Una volta aperta la successione, concorrono all’asse ereditario i parenti fino al sesto grado. Nell’ipotesi di assenza di parenti entro il sesto grado il patrimonio ereditario verrà devoluto allo Stato.

Giungiamo ora a dei casi particolari: cosa succede alla società di famiglia, precisamente una s.n.c. di entrambi coniugi se uno dei due muore? Il nostro Codice Civile prevede lo scioglimento della stessa qualora nel termine di sei mesi non venga ricostituita la pluralità dei soci. Astrattamente parlando il coniuge superstite si ritroverà dinnanzi a delle scelte: ricostituire la società, continuare l’attività come ditta individuale (chiaramente adempiendo alle prescrizioni fiscali ed amministrative richieste per la trasformazione) o optare per lo scioglimento della stessa e al termine del periodo di liquidazione far rientrare la quota del de cuius nell’asse ereditario.

Attenzione: il subentro degli eredi del socio defunto all’interno della s.n.c. non è automatico, infatti salvo diversa previsione dell’atto costitutivo, vige la regola della non trasmissibilità delle quote sociali agli eredi del socio deceduto. 

Generalmente se si ha intenzione di proseguire l’attività della s.n.c. mediante gli eredi si tende ad inserire nell’atto costitutivo della società la clausola di continuazione. Se non è stata prevista una clausola in tal senso è comunque possibile mediante atto tra vivi determinare l’ingresso degli eredi nella società.

E se i coniugi hanno un conto in banca cointestato come procedere?  Se ci troviamo dinnanzi a un conto con firma disgiunta certamente la situazione è più semplice da gestire: teoricamente difatti la banca può congelare soltanto la somma riconducibile al defunto e aprire su di essa la successione ereditaria, lasciando agli altri titolari rimasti in vita la possibilità di disporre della propria quota secondo i loro desideri.

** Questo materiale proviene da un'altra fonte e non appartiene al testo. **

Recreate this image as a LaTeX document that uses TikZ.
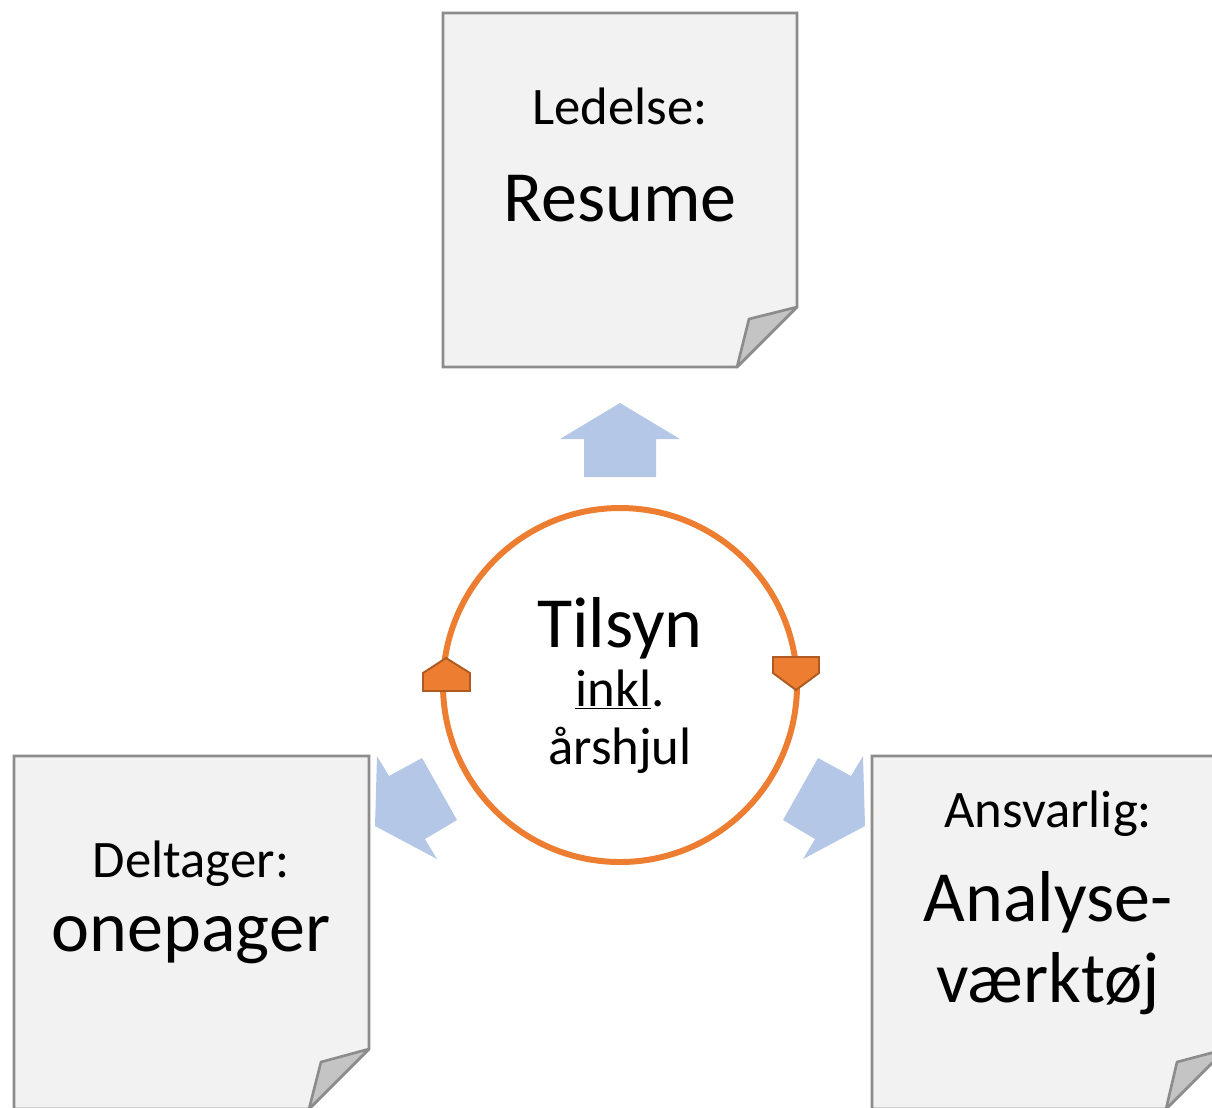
\documentclass[tikz,border=0pt]{standalone}
\usepackage{fontspec}
\setmainfont{Carlito}
\usetikzlibrary{positioning}
\definecolor{docfill}{HTML}{F2F2F2}
\definecolor{docline}{HTML}{8C8C8C}
\definecolor{foldfill}{HTML}{C4C4C4}
\definecolor{arrowblue}{HTML}{B4C7E7}
\definecolor{wheelorange}{HTML}{ED7D31}
\definecolor{wheeldark}{HTML}{AE5A21}

\begin{document}
\begin{tikzpicture}[x=0.02cm,y=-0.02cm,
    doc/.style={fill=docfill,draw=docline,line width=1.5pt},
    fold/.style={fill=foldfill,draw=docline,line width=1.5pt,line join=round},
    small/.style={font=\fontsize{30}{36}\selectfont,anchor=base},
    big/.style={font=\fontsize{41}{49}\selectfont,anchor=base},
    blockarrow/.style={fill=arrowblue},
    orangehead/.style={fill=wheelorange,draw=wheeldark,line width=1.1pt}]
  \useasboundingbox (0,0) rectangle (1212,1107);
  \clip (0,0) rectangle (1212,1107);

  % documents
  \draw[doc] (443,13) -- (797,13) -- (797,307) -- (737,367) -- (443,367) -- cycle;
  \draw[fold] (797,307) -- (749,319) -- (737,367) -- cycle;
  \draw[doc] (14,756) -- (369,756) -- (369,1049) -- (309,1109) -- (14,1109) -- cycle;
  \draw[fold] (369,1049) -- (321,1062) -- (309,1109) -- cycle;
  \draw[doc] (872,756) -- (1226,756) -- (1226,1049) -- (1166,1109) -- (872,1109) -- cycle;
  \draw[fold] (1226,1049) -- (1177,1062) -- (1166,1109) -- cycle;

  \node[small] (ledelse) at (620,124) {Ledelse:};
  \node[big] (resume) at (620,221) {Resume};
  \node[small] (deltager) at (191,877) {Deltager:};
  \node[big] (onepager) at (191,951) {onepager};
  \node[small] (ansvarlig) at (1048,827) {Ansvarlig:};
  \node[big] (analyse) at (1048,921) {Analyse-};
  \node[big] (vaerktoej) at (1048,1002) {værktøj};

  % block arrows
  \fill[blockarrow] (620,403) -- (680,439) -- (656,439) -- (656,477) -- (584,477)
    -- (584,439) -- (560,439) -- cycle;
  \fill[blockarrow] (375,826) -- (377,756) -- (389,776) -- (422,758) -- (457,820)
    -- (425,839) -- (437,859) -- cycle;
  \fill[blockarrow] (865,826) -- (863,756) -- (851,776) -- (818,758) -- (783,820)
    -- (815,839) -- (803,859) -- cycle;

  % wheel
  \node[circle,draw=wheelorange,line width=3.4pt,minimum size=354*0.02cm,inner sep=0pt]
    (wheel) at (620,685) {};
  \node[big] (tilsyn) at (620,647) {Tilsyn};
  \node[small] (inkl) at (620,706) {\underline{inkl}.};
  \node[small] (aarshjul) at (620,764) {årshjul};
  \draw[orangehead] (446,658) -- (470,673) -- (470,691) -- (423,691) -- (423,673) -- cycle;
  \draw[orangehead] (796,690) -- (773,673) -- (773,657) -- (819,657) -- (819,673) -- cycle;
\end{tikzpicture}
\end{document}
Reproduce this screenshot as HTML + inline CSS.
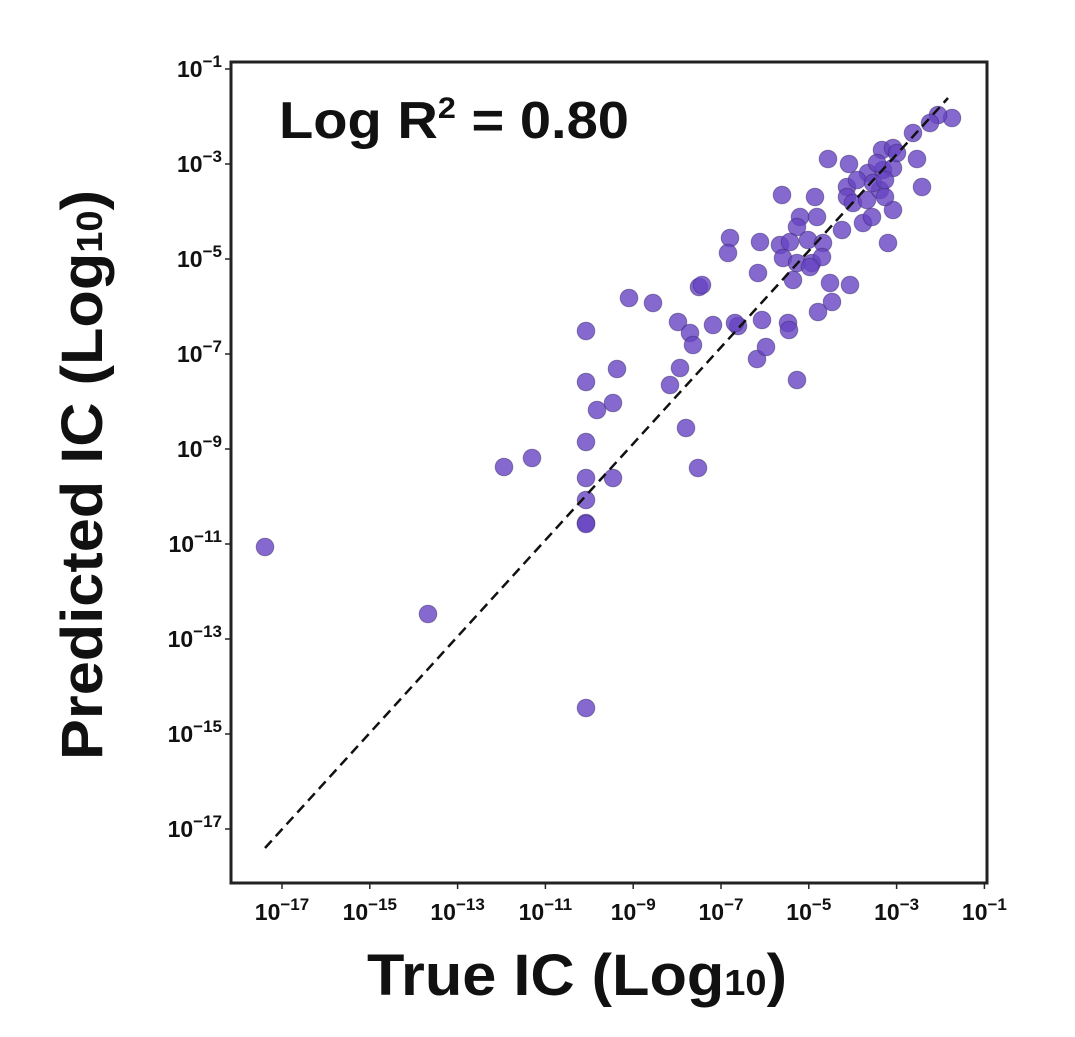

Cito a questo riguardo un importante orientamento della Corte di Cassazione risalente al Marzo 2021 in base al quale il cointestatario di un conto corrente a firma disgiunta può prelevare anche l’intera giacenza in caso di morte dell’altro titolare, in quanto si viene a creare una situazione di cosiddetta “solidarietà attiva” però l’adempimento dell’intero saldo, libera la banca verso gli eredi dell’altro contitolare, che non possono rivalersi nei confronti dell’istituto di credito in alcun modo, il cointestatario che preleva l’intera somma è comunque tenuto a restituirne metà agli altri eredi. Nel caso in cui questo non lo faccia, però, come si è detto gli eredi possono agire soltanto nei confronti del cointestatario e non della banca.